One way to square this circle might be to fall back on another element of his Manchesterist mantra: reindustrialising the UK.

A wholesale rethink of government energy policy is not on the agenda, acknowledges a gas industry source. However, a focus on reindustrialisation could see a pragmatic shift towards a more whole-system approach that accelerates work in areas like carbon capture and hydrogen, where progress has been slow or non-existent this year, they add.

A Burnham-led government would have to find a way to spend more money than current chancellor Rachel Reeves has done in bringing down energy bills if he wants to re-industrialise, says Matthew: “He's got to find a way to make power affordable.”

Rumfitt agrees: “It's hard to see how you reindustrialise without cutting industrial energy costs. That could be one of the early tests of which way he's going to go.”

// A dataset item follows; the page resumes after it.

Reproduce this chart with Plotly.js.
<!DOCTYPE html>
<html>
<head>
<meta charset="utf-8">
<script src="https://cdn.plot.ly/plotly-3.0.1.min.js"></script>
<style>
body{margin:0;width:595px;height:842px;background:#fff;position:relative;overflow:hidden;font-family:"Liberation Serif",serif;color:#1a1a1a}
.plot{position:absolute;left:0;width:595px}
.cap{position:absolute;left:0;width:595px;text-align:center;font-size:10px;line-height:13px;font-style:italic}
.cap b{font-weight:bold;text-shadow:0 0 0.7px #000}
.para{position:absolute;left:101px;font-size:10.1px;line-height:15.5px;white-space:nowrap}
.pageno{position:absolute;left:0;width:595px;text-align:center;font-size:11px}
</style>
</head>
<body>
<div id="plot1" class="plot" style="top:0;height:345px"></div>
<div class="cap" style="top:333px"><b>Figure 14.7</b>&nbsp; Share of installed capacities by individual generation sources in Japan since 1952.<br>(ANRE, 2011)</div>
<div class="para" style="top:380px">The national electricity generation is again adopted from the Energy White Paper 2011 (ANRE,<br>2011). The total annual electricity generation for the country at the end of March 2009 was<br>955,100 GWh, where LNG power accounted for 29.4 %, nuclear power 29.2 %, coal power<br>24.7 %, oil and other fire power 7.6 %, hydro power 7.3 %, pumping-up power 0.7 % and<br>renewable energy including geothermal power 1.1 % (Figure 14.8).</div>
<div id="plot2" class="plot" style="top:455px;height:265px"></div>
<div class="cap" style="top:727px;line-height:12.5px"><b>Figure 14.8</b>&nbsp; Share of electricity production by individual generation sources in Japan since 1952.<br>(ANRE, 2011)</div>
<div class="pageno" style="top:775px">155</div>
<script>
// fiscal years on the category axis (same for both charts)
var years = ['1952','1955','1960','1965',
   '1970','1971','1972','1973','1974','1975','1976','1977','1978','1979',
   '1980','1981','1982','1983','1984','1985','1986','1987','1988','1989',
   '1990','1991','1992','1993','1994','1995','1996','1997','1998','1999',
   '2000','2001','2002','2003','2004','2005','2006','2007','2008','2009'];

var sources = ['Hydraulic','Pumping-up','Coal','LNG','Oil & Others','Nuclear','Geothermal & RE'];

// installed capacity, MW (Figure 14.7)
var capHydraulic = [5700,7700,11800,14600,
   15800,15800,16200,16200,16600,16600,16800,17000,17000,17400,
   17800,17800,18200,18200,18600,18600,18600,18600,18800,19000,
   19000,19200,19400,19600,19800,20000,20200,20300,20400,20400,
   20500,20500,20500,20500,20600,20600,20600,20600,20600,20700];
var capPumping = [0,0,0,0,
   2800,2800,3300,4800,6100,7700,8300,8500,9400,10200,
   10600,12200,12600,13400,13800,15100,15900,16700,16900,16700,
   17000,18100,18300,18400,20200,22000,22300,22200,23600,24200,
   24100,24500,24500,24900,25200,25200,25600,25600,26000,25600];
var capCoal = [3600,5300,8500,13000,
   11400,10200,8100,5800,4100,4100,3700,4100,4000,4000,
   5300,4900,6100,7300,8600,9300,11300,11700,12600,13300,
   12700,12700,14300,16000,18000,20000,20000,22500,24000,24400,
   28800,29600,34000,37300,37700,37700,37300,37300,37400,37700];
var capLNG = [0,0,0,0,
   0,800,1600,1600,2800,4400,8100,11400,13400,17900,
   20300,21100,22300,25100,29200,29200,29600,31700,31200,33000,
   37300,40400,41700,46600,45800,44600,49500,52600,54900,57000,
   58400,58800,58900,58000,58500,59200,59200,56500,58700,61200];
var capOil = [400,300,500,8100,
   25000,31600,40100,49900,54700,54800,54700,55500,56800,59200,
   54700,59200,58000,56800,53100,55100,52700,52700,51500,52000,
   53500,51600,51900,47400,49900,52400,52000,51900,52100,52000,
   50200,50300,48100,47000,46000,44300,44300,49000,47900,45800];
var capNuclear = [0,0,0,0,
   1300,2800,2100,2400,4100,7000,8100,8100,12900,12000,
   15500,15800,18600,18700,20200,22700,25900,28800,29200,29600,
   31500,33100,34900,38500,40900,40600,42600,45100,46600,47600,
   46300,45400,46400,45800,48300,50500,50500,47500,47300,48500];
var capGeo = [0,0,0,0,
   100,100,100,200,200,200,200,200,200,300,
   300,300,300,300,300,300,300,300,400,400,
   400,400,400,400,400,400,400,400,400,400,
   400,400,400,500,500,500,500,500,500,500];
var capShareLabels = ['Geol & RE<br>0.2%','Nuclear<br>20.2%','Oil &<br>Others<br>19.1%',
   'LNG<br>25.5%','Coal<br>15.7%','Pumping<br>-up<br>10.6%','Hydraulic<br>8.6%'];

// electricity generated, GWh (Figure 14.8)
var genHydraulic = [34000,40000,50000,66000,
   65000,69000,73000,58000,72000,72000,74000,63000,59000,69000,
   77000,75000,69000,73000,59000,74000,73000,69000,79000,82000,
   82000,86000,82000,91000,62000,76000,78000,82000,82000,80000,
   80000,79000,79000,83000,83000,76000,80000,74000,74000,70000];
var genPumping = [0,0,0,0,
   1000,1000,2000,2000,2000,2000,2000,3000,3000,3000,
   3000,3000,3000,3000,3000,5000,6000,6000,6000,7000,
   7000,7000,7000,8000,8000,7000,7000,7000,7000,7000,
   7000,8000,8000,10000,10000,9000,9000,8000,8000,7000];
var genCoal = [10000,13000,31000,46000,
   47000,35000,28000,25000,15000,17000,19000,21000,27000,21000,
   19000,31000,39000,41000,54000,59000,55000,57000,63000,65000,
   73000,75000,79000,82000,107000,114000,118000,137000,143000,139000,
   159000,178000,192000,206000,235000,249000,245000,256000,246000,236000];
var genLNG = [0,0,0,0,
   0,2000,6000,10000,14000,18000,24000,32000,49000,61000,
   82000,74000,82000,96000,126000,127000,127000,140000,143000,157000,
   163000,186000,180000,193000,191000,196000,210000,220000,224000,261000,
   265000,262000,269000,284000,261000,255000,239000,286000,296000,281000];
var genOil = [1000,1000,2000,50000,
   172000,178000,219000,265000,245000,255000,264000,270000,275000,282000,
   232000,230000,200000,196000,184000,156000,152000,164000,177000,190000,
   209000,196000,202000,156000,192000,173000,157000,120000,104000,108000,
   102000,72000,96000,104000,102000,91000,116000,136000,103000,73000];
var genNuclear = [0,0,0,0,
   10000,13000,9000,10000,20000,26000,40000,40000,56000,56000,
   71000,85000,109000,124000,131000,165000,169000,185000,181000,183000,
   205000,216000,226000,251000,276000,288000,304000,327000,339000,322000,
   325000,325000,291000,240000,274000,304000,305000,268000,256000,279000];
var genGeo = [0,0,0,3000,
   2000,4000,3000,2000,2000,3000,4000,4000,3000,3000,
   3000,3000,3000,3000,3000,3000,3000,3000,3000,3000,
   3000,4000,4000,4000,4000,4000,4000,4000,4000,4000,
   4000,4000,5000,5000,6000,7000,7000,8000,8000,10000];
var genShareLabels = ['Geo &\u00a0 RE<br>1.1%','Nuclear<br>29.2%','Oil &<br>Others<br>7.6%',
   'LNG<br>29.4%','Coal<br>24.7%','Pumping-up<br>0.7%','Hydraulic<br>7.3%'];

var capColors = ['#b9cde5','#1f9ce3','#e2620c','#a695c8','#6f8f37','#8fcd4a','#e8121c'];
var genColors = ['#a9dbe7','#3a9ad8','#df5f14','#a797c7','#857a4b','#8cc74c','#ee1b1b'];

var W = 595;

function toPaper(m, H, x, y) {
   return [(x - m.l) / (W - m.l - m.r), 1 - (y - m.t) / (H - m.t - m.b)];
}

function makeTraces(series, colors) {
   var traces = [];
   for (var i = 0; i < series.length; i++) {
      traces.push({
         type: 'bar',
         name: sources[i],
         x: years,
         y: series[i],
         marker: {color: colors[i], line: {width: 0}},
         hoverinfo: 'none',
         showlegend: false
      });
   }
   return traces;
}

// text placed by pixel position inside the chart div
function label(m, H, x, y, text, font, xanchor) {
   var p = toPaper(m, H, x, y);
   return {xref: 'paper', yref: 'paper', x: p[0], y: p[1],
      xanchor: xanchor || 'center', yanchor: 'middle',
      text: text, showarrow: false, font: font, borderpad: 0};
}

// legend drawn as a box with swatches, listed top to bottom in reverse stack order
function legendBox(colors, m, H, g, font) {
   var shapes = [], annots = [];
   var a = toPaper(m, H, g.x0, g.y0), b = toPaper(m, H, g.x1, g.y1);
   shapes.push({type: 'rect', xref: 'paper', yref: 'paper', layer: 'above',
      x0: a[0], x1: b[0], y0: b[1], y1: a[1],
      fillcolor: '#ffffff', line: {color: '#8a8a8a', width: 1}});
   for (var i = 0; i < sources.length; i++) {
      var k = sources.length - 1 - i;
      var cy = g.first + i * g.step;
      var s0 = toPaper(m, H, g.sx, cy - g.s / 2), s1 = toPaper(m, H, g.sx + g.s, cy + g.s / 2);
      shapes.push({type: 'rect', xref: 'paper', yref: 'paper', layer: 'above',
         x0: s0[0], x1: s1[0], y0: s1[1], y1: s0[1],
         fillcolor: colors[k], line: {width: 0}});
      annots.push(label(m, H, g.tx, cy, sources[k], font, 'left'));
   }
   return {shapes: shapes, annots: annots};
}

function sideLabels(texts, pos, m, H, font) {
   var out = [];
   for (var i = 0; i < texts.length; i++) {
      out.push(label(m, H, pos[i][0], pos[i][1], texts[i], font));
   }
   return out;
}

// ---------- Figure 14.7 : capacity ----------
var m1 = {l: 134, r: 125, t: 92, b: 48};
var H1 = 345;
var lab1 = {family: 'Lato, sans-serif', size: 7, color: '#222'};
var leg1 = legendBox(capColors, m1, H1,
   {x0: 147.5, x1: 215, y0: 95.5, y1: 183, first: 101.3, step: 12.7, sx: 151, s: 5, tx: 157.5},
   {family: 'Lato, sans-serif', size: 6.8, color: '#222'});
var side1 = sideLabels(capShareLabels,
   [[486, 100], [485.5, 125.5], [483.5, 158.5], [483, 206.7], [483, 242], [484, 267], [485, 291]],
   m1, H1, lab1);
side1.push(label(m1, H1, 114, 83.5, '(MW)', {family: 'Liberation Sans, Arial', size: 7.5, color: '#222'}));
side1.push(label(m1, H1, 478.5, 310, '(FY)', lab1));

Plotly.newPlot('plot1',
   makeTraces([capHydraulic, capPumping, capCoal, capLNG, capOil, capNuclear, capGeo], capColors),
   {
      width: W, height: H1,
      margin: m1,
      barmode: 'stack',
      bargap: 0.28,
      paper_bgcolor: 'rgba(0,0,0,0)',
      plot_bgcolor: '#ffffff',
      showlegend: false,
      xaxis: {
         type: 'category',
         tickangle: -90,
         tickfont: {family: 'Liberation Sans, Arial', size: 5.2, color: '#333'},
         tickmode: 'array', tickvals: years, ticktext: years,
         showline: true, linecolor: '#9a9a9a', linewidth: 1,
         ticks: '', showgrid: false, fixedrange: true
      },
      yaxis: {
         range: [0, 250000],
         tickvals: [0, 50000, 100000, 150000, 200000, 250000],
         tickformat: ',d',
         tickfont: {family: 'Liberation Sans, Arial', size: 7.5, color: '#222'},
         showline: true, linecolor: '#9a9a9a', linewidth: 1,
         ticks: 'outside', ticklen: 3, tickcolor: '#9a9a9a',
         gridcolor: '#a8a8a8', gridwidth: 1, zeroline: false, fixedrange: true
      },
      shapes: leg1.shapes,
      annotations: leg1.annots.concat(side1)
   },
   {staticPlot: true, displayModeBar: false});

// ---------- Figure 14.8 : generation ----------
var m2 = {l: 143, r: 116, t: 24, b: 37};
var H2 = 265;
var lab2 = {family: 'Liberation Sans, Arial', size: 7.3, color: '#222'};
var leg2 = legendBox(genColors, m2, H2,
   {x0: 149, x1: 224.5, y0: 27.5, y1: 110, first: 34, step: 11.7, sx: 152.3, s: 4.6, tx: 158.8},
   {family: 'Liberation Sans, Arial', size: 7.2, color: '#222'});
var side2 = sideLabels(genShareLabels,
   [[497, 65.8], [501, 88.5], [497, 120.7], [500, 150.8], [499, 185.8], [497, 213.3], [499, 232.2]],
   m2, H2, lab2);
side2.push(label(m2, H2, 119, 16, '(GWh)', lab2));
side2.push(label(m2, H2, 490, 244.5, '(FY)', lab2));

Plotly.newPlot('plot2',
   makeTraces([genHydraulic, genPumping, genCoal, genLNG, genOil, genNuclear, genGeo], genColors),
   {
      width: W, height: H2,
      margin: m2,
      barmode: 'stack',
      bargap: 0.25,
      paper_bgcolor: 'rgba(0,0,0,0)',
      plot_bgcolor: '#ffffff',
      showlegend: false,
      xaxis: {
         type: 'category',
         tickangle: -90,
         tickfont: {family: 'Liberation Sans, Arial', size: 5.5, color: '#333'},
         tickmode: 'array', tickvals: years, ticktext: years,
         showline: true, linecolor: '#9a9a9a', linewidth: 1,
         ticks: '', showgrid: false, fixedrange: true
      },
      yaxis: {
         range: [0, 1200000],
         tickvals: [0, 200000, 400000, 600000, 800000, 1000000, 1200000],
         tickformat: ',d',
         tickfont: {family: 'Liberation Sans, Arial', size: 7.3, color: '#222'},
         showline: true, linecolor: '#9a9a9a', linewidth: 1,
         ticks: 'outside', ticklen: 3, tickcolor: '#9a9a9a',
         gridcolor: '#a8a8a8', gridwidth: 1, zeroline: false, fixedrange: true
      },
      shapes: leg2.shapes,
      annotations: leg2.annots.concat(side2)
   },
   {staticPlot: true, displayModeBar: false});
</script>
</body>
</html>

Giving non-domestic customers relief from policy levies could reduce business’ energy bills by about a fifth, estimates Matthew. This could make a “critical difference” to firms’ survival prospects but is also potentially crucial for getting a wider backing among voters, he says: “If he doesn’t do anything along these lines, I don't think people will think that he's got an agenda which is that different from what the current government's already doing.

“He's got to go for broke. More tinkering around the edges clearly is not going to cut it. If they continue with the same agenda, they will fail to cut through.”


“It’s hard to see how you reindustrialise without cutting industrial energy costs. That could be one of the early tests of which way he’s going to go.”